The compromise bill also limited the new checks and balances on the office of the prosecutor-general, which was also were the first hiccough of the day came on December 9, when the MRF did not back the provision that allowed Parliament to request reports from the prosecutor-general. Currently, the prosecutor-general is only required to appear on the House floor when Parliament discusses the prosecutor’s office annual activity report.
Following a break, the provision was re-voted, with MRF MPs voting in favour this time. The episode was important because the earlier vote only had 160 MPs in favour, which threatened to slow down the passage of the bill as a whole.
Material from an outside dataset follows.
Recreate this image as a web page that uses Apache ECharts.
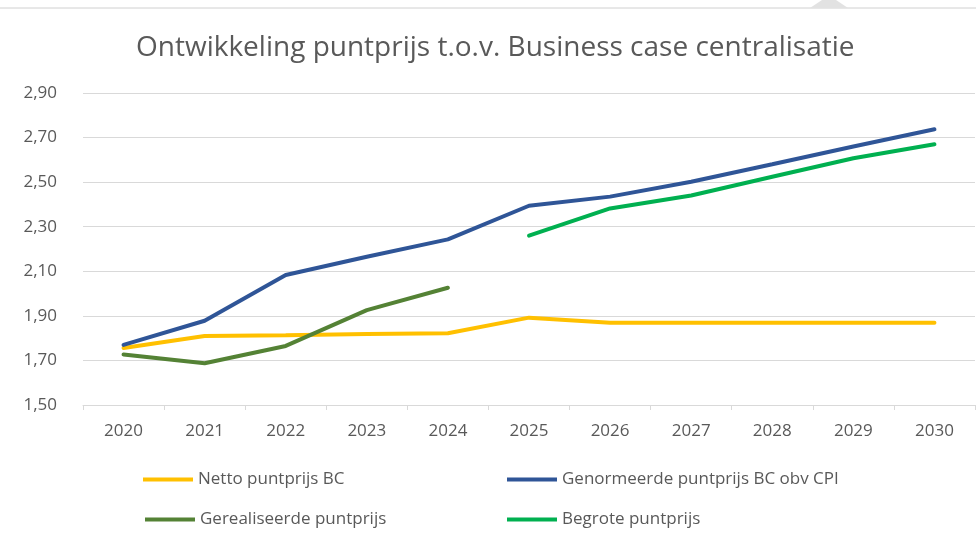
<!DOCTYPE html>
<html>
<head>
<meta charset="utf-8">
<script src="https://cdn.jsdelivr.net/npm/echarts@6/dist/echarts.min.js"></script>
<style>html,body{margin:0;padding:0;background:#fff;}#c{width:976px;height:545px;}</style>
</head>
<body>
<div id="c"></div>
<script>
var years = ['2020','2021','2022','2023','2024','2025','2026','2027','2028','2029','2030'];
var nettoBC = [1.756, 1.81, 1.813, 1.819, 1.822, 1.892, 1.869, 1.869, 1.869, 1.869, 1.869];
var genormeerdCPI = [1.77, 1.878, 2.083, 2.165, 2.243, 2.394, 2.435, 2.502, 2.58, 2.66, 2.737];
var gerealiseerd = [1.727, 1.687, 1.765, 1.926, 2.026, null, null, null, null, null, null];
var begroot = [null, null, null, null, null, 2.26, 2.382, 2.44, 2.524, 2.607, 2.67];
var seriesNames = ['Netto puntprijs BC', 'Genormeerde puntprijs BC obv CPI', 'Gerealiseerde puntprijs', 'Begrote puntprijs'];
var colors = ['#FFC000', '#2F5597', '#548235', '#00B050'];
var titleText = 'Ontwikkeling puntprijs t.o.v. Business case centralisatie';

var chart = echarts.init(document.getElementById('c'), null, {renderer: 'canvas'});
var font = '"Open Sans", sans-serif';
function mkSeries(i, data) {
  return {
    name: seriesNames[i], type: 'line', data: data, symbol: 'none',
    lineStyle: {width: 4, color: colors[i], cap: 'round'},
    itemStyle: {color: colors[i]}, connectNulls: false, animation: false
  };
}
function mkLegend(i, left, top) {
  return {
    data: [seriesNames[i]], left: left, top: top, icon: 'rect', padding: 0,
    itemWidth: 50, itemHeight: 4, itemGap: 0,
    textStyle: {fontFamily: font, fontSize: 17, color: '#595959'}
  };
}
chart.setOption({
  backgroundColor: '#fff',
  animation: false,
  title: {
    text: titleText, left: 136, top: 34, padding: 0,
    textStyle: {fontFamily: font, fontSize: 28, fontWeight: 'normal', color: '#595959'}
  },
  legend: [
    mkLegend(0, 143, 471),
    mkLegend(1, 507, 471),
    mkLegend(2, 145, 511),
    mkLegend(3, 507, 511)
  ],
  grid: {left: 83, right: 1, top: 93, bottom: 140, containLabel: false},
  xAxis: {
    type: 'category', data: years, boundaryGap: true,
    axisLine: {lineStyle: {color: '#d9d9d9', width: 1}},
    axisTick: {show: true, length: 5, lineStyle: {color: '#d9d9d9'}},
    axisLabel: {fontFamily: font, fontSize: 17, color: '#595959', margin: 18}
  },
  yAxis: {
    type: 'value', min: 1.5, max: 2.9, interval: 0.2,
    axisLine: {show: false}, axisTick: {show: false},
    splitLine: {lineStyle: {color: '#d9d9d9', width: 1}},
    axisLabel: {fontFamily: font, fontSize: 17, color: '#595959', margin: 26,
      formatter: function (v) { return v.toFixed(2).replace('.', ','); }}
  },
  graphic: [
    {type: 'line', shape: {x1: 0, y1: 8, x2: 976, y2: 8}, style: {stroke: '#d0d0d0', lineWidth: 1}, silent: true},
    {type: 'polygon', shape: {points: [[810, 8], [848, 8], [836, 0], [822, 0]]}, style: {fill: '#e2e2e2'}, silent: true}
  ],
  series: [
    mkSeries(0, nettoBC),
    mkSeries(1, genormeerdCPI),
    mkSeries(2, gerealiseerd),
    mkSeries(3, begroot)
  ]
});
</script>
</body>
</html>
Parliament also approved the division of the SJC into separate judges and prosecutors colleges, but, as expected, the proposal to re-distribute the member quotas proved controversial. After the House voted in favour of the changes tabled between readings, the Justice Minister Hristo Ivanov said on the House floor that he was tendering his resignation (which was accepted by Prime Minister Boiko Borissov later in the afternoon) and Radan Kanev, co-chairperson of the Reformist Bloc coalition, said he would no longer back the Cabinet.
In terms of the current members of the SJC, none will be replaced (as was envisioned by the original bill, only to be struck down as part of the “historic compromise”), but the council itself will have to assign the political appointees (those elected by Parliament) to one of the two new colleges. If the SJC cannot reach an agreement on that issue, the distribution would be done by Parliament.